* _STATED PROBLEM_
Please transcribe the data that follows without the pictures, keeping every word the same.

──────── INFORMATION SHOWN ────────

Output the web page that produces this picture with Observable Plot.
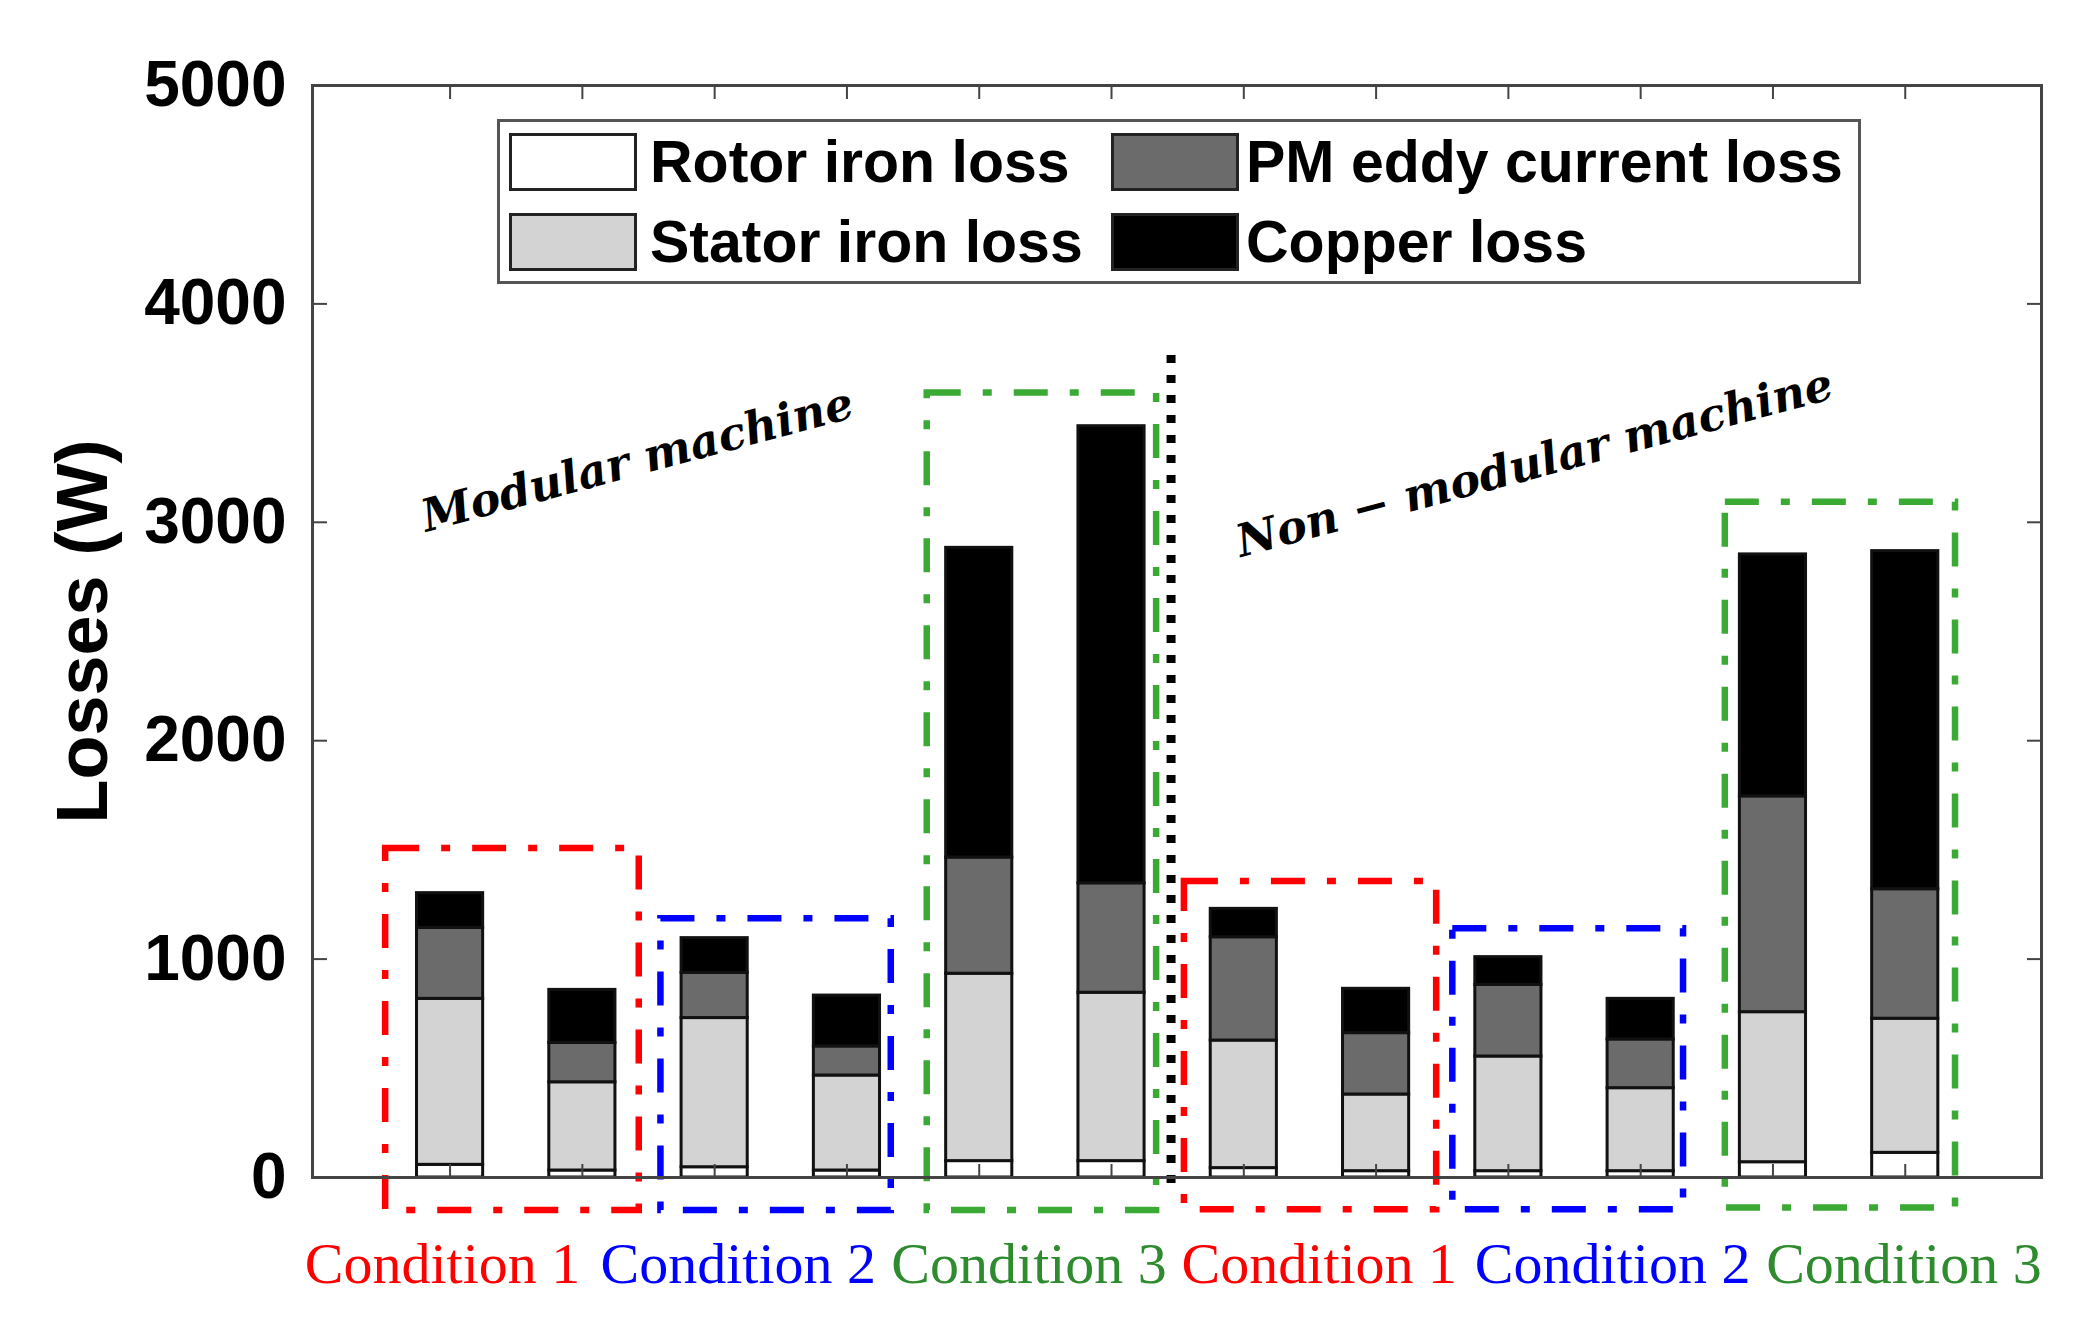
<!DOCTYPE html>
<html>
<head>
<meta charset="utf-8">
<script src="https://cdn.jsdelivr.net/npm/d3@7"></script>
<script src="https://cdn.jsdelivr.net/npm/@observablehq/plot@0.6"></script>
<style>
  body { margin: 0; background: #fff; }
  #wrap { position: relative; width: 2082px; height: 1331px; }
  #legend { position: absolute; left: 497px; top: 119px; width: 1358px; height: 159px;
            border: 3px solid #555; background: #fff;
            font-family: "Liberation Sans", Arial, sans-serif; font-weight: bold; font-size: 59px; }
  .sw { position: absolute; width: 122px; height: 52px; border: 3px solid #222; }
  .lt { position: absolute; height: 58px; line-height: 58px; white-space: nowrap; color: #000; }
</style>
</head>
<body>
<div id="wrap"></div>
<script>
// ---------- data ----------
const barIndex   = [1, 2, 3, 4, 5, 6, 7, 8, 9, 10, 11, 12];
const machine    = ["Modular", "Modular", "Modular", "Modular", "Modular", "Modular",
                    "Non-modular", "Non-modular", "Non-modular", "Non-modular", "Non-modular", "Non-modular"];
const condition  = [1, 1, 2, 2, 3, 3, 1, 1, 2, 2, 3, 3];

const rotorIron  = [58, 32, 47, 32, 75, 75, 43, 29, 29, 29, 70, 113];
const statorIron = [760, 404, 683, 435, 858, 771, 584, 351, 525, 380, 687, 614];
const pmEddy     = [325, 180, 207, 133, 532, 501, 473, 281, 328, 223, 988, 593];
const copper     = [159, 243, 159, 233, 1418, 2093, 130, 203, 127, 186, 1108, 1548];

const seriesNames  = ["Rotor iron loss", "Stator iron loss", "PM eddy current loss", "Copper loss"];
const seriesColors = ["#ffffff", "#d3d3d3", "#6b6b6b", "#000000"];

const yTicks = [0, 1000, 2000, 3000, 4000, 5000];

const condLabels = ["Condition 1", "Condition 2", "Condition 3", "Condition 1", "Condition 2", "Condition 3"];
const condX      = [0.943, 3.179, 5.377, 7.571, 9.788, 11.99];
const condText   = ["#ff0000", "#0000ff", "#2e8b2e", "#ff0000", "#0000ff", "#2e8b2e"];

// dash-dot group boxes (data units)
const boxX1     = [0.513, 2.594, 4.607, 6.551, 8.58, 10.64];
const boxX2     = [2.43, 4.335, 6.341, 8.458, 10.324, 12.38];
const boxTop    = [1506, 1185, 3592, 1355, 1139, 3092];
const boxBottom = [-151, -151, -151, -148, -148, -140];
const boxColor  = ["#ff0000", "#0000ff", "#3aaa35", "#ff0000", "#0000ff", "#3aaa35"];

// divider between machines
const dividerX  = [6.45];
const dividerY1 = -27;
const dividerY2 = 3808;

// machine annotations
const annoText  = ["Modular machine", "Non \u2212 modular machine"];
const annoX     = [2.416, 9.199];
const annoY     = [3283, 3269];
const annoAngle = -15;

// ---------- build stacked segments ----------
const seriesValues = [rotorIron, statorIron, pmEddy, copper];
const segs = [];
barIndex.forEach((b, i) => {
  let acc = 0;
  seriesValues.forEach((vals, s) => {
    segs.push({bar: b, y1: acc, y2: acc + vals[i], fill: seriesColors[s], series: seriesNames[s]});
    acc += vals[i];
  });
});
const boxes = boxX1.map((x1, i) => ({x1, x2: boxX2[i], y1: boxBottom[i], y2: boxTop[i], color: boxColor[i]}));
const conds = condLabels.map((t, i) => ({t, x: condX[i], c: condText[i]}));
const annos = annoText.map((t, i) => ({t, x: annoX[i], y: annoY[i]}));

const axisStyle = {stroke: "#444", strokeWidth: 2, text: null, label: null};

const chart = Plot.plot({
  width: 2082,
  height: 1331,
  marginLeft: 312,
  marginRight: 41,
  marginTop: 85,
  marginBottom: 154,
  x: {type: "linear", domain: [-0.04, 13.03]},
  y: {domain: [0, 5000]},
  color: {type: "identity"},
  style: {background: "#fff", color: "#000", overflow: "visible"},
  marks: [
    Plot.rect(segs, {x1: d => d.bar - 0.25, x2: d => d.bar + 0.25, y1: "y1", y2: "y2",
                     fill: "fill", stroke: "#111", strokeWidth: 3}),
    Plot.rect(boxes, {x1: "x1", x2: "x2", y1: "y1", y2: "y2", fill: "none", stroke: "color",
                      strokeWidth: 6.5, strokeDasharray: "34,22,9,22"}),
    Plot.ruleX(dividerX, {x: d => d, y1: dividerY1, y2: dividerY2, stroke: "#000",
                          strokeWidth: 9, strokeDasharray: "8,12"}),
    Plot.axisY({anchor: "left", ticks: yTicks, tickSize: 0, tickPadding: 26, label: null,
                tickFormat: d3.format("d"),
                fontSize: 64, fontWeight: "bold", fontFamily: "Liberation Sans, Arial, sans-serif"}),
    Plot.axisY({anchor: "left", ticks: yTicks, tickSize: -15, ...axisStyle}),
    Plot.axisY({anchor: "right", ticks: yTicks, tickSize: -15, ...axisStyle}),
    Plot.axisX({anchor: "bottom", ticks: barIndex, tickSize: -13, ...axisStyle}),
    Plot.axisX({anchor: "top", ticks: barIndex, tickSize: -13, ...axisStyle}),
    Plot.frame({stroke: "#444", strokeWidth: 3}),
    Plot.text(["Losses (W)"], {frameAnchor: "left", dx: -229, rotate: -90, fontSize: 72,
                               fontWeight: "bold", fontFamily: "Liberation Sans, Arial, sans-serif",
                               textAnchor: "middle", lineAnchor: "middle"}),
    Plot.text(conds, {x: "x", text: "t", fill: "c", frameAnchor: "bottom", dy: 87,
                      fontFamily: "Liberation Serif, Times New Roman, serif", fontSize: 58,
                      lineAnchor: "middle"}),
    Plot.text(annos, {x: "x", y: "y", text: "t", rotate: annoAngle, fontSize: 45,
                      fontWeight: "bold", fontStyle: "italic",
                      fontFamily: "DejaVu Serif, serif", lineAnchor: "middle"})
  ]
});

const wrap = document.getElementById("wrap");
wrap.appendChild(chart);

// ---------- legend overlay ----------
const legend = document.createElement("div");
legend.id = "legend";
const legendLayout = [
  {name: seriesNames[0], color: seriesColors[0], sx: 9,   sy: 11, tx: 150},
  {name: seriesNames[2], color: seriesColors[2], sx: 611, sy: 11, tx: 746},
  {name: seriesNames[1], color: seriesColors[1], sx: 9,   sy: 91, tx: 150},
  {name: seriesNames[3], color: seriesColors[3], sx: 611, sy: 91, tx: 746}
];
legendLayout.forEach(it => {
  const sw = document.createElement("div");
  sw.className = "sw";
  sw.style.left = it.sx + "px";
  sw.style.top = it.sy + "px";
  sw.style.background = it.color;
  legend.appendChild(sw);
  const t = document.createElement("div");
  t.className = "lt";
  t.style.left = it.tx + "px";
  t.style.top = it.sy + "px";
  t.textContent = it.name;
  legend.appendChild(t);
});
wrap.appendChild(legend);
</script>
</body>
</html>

────────

* _THE RESULT_
Output the web page that produces this picture with Observable Plot.
<!DOCTYPE html>
<html>
<head>
<meta charset="utf-8">
<script src="https://cdn.jsdelivr.net/npm/d3@7"></script>
<script src="https://cdn.jsdelivr.net/npm/@observablehq/plot@0.6"></script>
<style>
  body { margin: 0; background: #fff; }
  #wrap { position: relative; width: 2082px; height: 1331px; }
  #legend { position: absolute; left: 497px; top: 119px; width: 1358px; height: 159px;
            border: 3px solid #555; background: #fff;
            font-family: "Liberation Sans", Arial, sans-serif; font-weight: bold; font-size: 59px; }
  .sw { position: absolute; width: 122px; height: 52px; border: 3px solid #222; }
  .lt { position: absolute; height: 58px; line-height: 58px; white-space: nowrap; color: #000; }
</style>
</head>
<body>
<div id="wrap"></div>
<script>
// ---------- data ----------
const barIndex   = [1, 2, 3, 4, 5, 6, 7, 8, 9, 10, 11, 12];
const machine    = ["Modular", "Modular", "Modular", "Modular", "Modular", "Modular",
                    "Non-modular", "Non-modular", "Non-modular", "Non-modular", "Non-modular", "Non-modular"];
const condition  = [1, 1, 2, 2, 3, 3, 1, 1, 2, 2, 3, 3];

const rotorIron  = [58, 32, 47, 32, 75, 75, 43, 29, 29, 29, 70, 113];
const statorIron = [760, 404, 683, 435, 858, 771, 584, 351, 525, 380, 687, 614];
const pmEddy     = [325, 180, 207, 133, 532, 501, 473, 281, 328, 223, 988, 593];
const copper     = [159, 243, 159, 233, 1418, 2093, 130, 203, 127, 186, 1108, 1548];

const seriesNames  = ["Rotor iron loss", "Stator iron loss", "PM eddy current loss", "Copper loss"];
const seriesColors = ["#ffffff", "#d3d3d3", "#6b6b6b", "#000000"];

const yTicks = [0, 1000, 2000, 3000, 4000, 5000];

const condLabels = ["Condition 1", "Condition 2", "Condition 3", "Condition 1", "Condition 2", "Condition 3"];
const condX      = [0.943, 3.179, 5.377, 7.571, 9.788, 11.99];
const condText   = ["#ff0000", "#0000ff", "#2e8b2e", "#ff0000", "#0000ff", "#2e8b2e"];

// dash-dot group boxes (data units)
const boxX1     = [0.513, 2.594, 4.607, 6.551, 8.58, 10.64];
const boxX2     = [2.43, 4.335, 6.341, 8.458, 10.324, 12.38];
const boxTop    = [1506, 1185, 3592, 1355, 1139, 3092];
const boxBottom = [-151, -151, -151, -148, -148, -140];
const boxColor  = ["#ff0000", "#0000ff", "#3aaa35", "#ff0000", "#0000ff", "#3aaa35"];

// divider between machines
const dividerX  = [6.45];
const dividerY1 = -27;
const dividerY2 = 3808;

// machine annotations
const annoText  = ["Modular machine", "Non \u2212 modular machine"];
const annoX     = [2.416, 9.199];
const annoY     = [3283, 3269];
const annoAngle = -15;

// ---------- build stacked segments ----------
const seriesValues = [rotorIron, statorIron, pmEddy, copper];
const segs = [];
barIndex.forEach((b, i) => {
  let acc = 0;
  seriesValues.forEach((vals, s) => {
    segs.push({bar: b, y1: acc, y2: acc + vals[i], fill: seriesColors[s], series: seriesNames[s]});
    acc += vals[i];
  });
});
const boxes = boxX1.map((x1, i) => ({x1, x2: boxX2[i], y1: boxBottom[i], y2: boxTop[i], color: boxColor[i]}));
const conds = condLabels.map((t, i) => ({t, x: condX[i], c: condText[i]}));
const annos = annoText.map((t, i) => ({t, x: annoX[i], y: annoY[i]}));

const axisStyle = {stroke: "#444", strokeWidth: 2, text: null, label: null};

const chart = Plot.plot({
  width: 2082,
  height: 1331,
  marginLeft: 312,
  marginRight: 41,
  marginTop: 85,
  marginBottom: 154,
  x: {type: "linear", domain: [-0.04, 13.03]},
  y: {domain: [0, 5000]},
  color: {type: "identity"},
  style: {background: "#fff", color: "#000", overflow: "visible"},
  marks: [
    Plot.rect(segs, {x1: d => d.bar - 0.25, x2: d => d.bar + 0.25, y1: "y1", y2: "y2",
                     fill: "fill", stroke: "#111", strokeWidth: 3}),
    Plot.rect(boxes, {x1: "x1", x2: "x2", y1: "y1", y2: "y2", fill: "none", stroke: "color",
                      strokeWidth: 6.5, strokeDasharray: "34,22,9,22"}),
    Plot.ruleX(dividerX, {x: d => d, y1: dividerY1, y2: dividerY2, stroke: "#000",
                          strokeWidth: 9, strokeDasharray: "8,12"}),
    Plot.axisY({anchor: "left", ticks: yTicks, tickSize: 0, tickPadding: 26, label: null,
                tickFormat: d3.format("d"),
                fontSize: 64, fontWeight: "bold", fontFamily: "Liberation Sans, Arial, sans-serif"}),
    Plot.axisY({anchor: "left", ticks: yTicks, tickSize: -15, ...axisStyle}),
    Plot.axisY({anchor: "right", ticks: yTicks, tickSize: -15, ...axisStyle}),
    Plot.axisX({anchor: "bottom", ticks: barIndex, tickSize: -13, ...axisStyle}),
    Plot.axisX({anchor: "top", ticks: barIndex, tickSize: -13, ...axisStyle}),
    Plot.frame({stroke: "#444", strokeWidth: 3}),
    Plot.text(["Losses (W)"], {frameAnchor: "left", dx: -229, rotate: -90, fontSize: 72,
                               fontWeight: "bold", fontFamily: "Liberation Sans, Arial, sans-serif",
                               textAnchor: "middle", lineAnchor: "middle"}),
    Plot.text(conds, {x: "x", text: "t", fill: "c", frameAnchor: "bottom", dy: 87,
                      fontFamily: "Liberation Serif, Times New Roman, serif", fontSize: 58,
                      lineAnchor: "middle"}),
    Plot.text(annos, {x: "x", y: "y", text: "t", rotate: annoAngle, fontSize: 45,
                      fontWeight: "bold", fontStyle: "italic",
                      fontFamily: "DejaVu Serif, serif", lineAnchor: "middle"})
  ]
});

const wrap = document.getElementById("wrap");
wrap.appendChild(chart);

// ---------- legend overlay ----------
const legend = document.createElement("div");
legend.id = "legend";
const legendLayout = [
  {name: seriesNames[0], color: seriesColors[0], sx: 9,   sy: 11, tx: 150},
  {name: seriesNames[2], color: seriesColors[2], sx: 611, sy: 11, tx: 746},
  {name: seriesNames[1], color: seriesColors[1], sx: 9,   sy: 91, tx: 150},
  {name: seriesNames[3], color: seriesColors[3], sx: 611, sy: 91, tx: 746}
];
legendLayout.forEach(it => {
  const sw = document.createElement("div");
  sw.className = "sw";
  sw.style.left = it.sx + "px";
  sw.style.top = it.sy + "px";
  sw.style.background = it.color;
  legend.appendChild(sw);
  const t = document.createElement("div");
  t.className = "lt";
  t.style.left = it.tx + "px";
  t.style.top = it.sy + "px";
  t.textContent = it.name;
  legend.appendChild(t);
});
wrap.appendChild(legend);
</script>
</body>
</html>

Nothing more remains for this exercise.